>> BEGIN INPUT ROWS

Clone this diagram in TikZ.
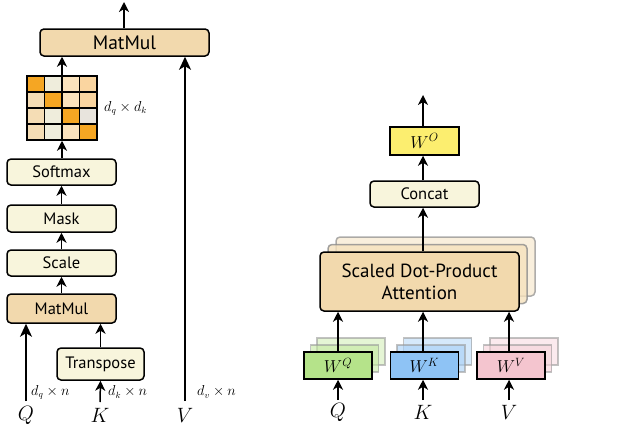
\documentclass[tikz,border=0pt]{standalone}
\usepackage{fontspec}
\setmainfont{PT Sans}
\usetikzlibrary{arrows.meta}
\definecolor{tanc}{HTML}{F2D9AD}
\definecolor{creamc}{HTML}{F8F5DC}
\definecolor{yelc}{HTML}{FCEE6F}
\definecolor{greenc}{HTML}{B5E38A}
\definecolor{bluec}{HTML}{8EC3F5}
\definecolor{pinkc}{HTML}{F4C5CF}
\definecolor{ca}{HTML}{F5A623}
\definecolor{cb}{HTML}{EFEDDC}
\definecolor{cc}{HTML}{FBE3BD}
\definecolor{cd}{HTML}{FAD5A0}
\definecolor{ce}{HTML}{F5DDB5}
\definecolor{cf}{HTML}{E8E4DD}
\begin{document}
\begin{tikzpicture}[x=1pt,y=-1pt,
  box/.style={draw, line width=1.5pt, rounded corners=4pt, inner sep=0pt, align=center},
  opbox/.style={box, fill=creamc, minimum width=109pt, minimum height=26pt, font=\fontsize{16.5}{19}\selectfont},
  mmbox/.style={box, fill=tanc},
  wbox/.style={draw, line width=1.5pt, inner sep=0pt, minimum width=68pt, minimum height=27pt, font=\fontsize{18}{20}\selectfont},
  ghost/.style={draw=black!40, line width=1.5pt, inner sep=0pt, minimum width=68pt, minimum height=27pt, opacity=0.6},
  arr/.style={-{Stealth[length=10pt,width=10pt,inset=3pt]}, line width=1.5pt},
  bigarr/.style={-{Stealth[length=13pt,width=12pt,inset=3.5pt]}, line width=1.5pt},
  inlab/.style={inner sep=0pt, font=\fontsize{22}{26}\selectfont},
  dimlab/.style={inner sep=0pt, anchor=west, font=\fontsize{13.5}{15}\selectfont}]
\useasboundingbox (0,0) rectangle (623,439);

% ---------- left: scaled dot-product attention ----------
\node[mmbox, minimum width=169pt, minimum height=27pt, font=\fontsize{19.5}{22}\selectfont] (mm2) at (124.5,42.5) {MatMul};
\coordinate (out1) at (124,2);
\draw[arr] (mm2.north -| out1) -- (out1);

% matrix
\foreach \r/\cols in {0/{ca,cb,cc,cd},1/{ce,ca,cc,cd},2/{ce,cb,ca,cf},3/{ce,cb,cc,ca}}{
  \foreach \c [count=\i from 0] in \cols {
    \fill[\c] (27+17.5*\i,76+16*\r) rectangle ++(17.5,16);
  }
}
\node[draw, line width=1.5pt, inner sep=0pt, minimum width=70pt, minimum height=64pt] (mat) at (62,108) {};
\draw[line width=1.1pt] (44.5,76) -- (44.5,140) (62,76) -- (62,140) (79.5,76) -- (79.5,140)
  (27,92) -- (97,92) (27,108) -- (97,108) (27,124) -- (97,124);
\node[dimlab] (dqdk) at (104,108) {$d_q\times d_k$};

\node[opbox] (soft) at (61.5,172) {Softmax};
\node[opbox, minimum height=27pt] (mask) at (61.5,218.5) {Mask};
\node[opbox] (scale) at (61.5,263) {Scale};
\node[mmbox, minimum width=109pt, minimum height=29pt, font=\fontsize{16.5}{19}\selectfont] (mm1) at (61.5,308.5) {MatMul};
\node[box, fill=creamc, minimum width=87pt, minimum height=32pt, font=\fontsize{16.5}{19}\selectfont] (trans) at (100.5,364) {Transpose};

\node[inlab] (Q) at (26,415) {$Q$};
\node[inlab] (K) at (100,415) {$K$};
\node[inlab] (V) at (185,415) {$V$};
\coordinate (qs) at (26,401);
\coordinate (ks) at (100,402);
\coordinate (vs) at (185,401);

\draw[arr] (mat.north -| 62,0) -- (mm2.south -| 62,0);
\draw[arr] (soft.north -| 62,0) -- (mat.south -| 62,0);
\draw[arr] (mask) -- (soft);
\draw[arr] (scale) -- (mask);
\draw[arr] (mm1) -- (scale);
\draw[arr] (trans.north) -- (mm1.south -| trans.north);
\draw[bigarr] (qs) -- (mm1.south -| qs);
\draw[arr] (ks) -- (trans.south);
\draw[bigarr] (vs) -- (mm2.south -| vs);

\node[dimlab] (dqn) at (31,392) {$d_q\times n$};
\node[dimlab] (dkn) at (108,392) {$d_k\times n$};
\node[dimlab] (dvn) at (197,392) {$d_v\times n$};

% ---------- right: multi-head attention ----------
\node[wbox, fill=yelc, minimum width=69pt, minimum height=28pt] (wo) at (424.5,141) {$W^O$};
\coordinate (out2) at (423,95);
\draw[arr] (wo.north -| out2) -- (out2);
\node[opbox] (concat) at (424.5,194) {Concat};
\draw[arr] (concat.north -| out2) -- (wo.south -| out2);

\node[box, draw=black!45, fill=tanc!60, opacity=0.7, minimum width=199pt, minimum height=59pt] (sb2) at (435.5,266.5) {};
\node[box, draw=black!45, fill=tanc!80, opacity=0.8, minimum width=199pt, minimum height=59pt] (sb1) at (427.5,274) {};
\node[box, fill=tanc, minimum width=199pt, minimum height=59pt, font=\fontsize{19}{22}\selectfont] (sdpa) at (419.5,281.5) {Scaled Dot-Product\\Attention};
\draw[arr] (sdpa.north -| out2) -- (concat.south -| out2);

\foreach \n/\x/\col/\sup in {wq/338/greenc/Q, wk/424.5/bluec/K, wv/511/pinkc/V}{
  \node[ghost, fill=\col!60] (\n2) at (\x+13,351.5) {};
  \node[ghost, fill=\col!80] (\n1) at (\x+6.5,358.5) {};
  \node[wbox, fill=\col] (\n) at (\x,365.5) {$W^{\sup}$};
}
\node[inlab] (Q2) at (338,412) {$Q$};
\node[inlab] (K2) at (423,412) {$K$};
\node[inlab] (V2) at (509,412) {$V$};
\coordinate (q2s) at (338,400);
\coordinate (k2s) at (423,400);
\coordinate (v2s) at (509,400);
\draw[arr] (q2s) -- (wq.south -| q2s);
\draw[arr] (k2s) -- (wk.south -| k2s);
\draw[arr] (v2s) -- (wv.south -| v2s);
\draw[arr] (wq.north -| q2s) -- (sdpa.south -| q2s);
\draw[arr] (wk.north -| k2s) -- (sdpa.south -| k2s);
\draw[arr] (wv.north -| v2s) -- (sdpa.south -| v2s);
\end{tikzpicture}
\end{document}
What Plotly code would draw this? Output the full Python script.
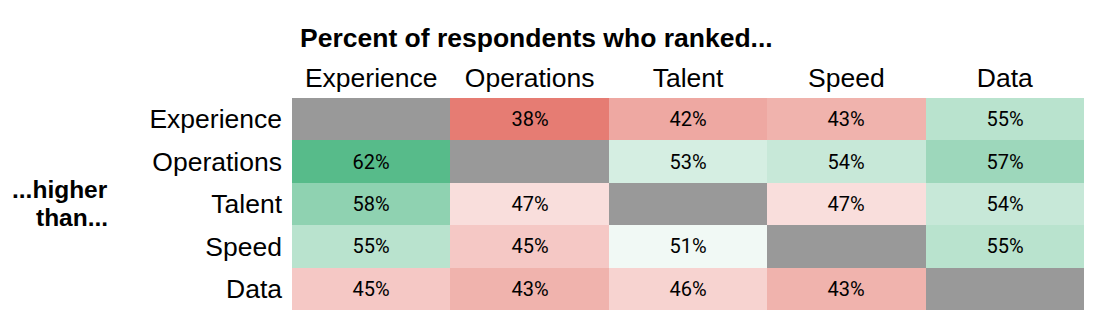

>> END INPUT ROWS

Everything from the first line of the entries through the line that contains "(0,0) rectangle (623,439);" is to be reproduced exactly, except the pictures.

Clone this diagram in TikZ.
\documentclass[tikz,border=0pt]{standalone}
\usepackage{fontspec}
\setmainfont{PT Sans}
\usetikzlibrary{arrows.meta}
\definecolor{tanc}{HTML}{F2D9AD}
\definecolor{creamc}{HTML}{F8F5DC}
\definecolor{yelc}{HTML}{FCEE6F}
\definecolor{greenc}{HTML}{B5E38A}
\definecolor{bluec}{HTML}{8EC3F5}
\definecolor{pinkc}{HTML}{F4C5CF}
\definecolor{ca}{HTML}{F5A623}
\definecolor{cb}{HTML}{EFEDDC}
\definecolor{cc}{HTML}{FBE3BD}
\definecolor{cd}{HTML}{FAD5A0}
\definecolor{ce}{HTML}{F5DDB5}
\definecolor{cf}{HTML}{E8E4DD}
\begin{document}
\begin{tikzpicture}[x=1pt,y=-1pt,
  box/.style={draw, line width=1.5pt, rounded corners=4pt, inner sep=0pt, align=center},
  opbox/.style={box, fill=creamc, minimum width=109pt, minimum height=26pt, font=\fontsize{16.5}{19}\selectfont},
  mmbox/.style={box, fill=tanc},
  wbox/.style={draw, line width=1.5pt, inner sep=0pt, minimum width=68pt, minimum height=27pt, font=\fontsize{18}{20}\selectfont},
  ghost/.style={draw=black!40, line width=1.5pt, inner sep=0pt, minimum width=68pt, minimum height=27pt, opacity=0.6},
  arr/.style={-{Stealth[length=10pt,width=10pt,inset=3pt]}, line width=1.5pt},
  bigarr/.style={-{Stealth[length=13pt,width=12pt,inset=3.5pt]}, line width=1.5pt},
  inlab/.style={inner sep=0pt, font=\fontsize{22}{26}\selectfont},
  dimlab/.style={inner sep=0pt, anchor=west, font=\fontsize{13.5}{15}\selectfont}]
\useasboundingbox (0,0) rectangle (623,439);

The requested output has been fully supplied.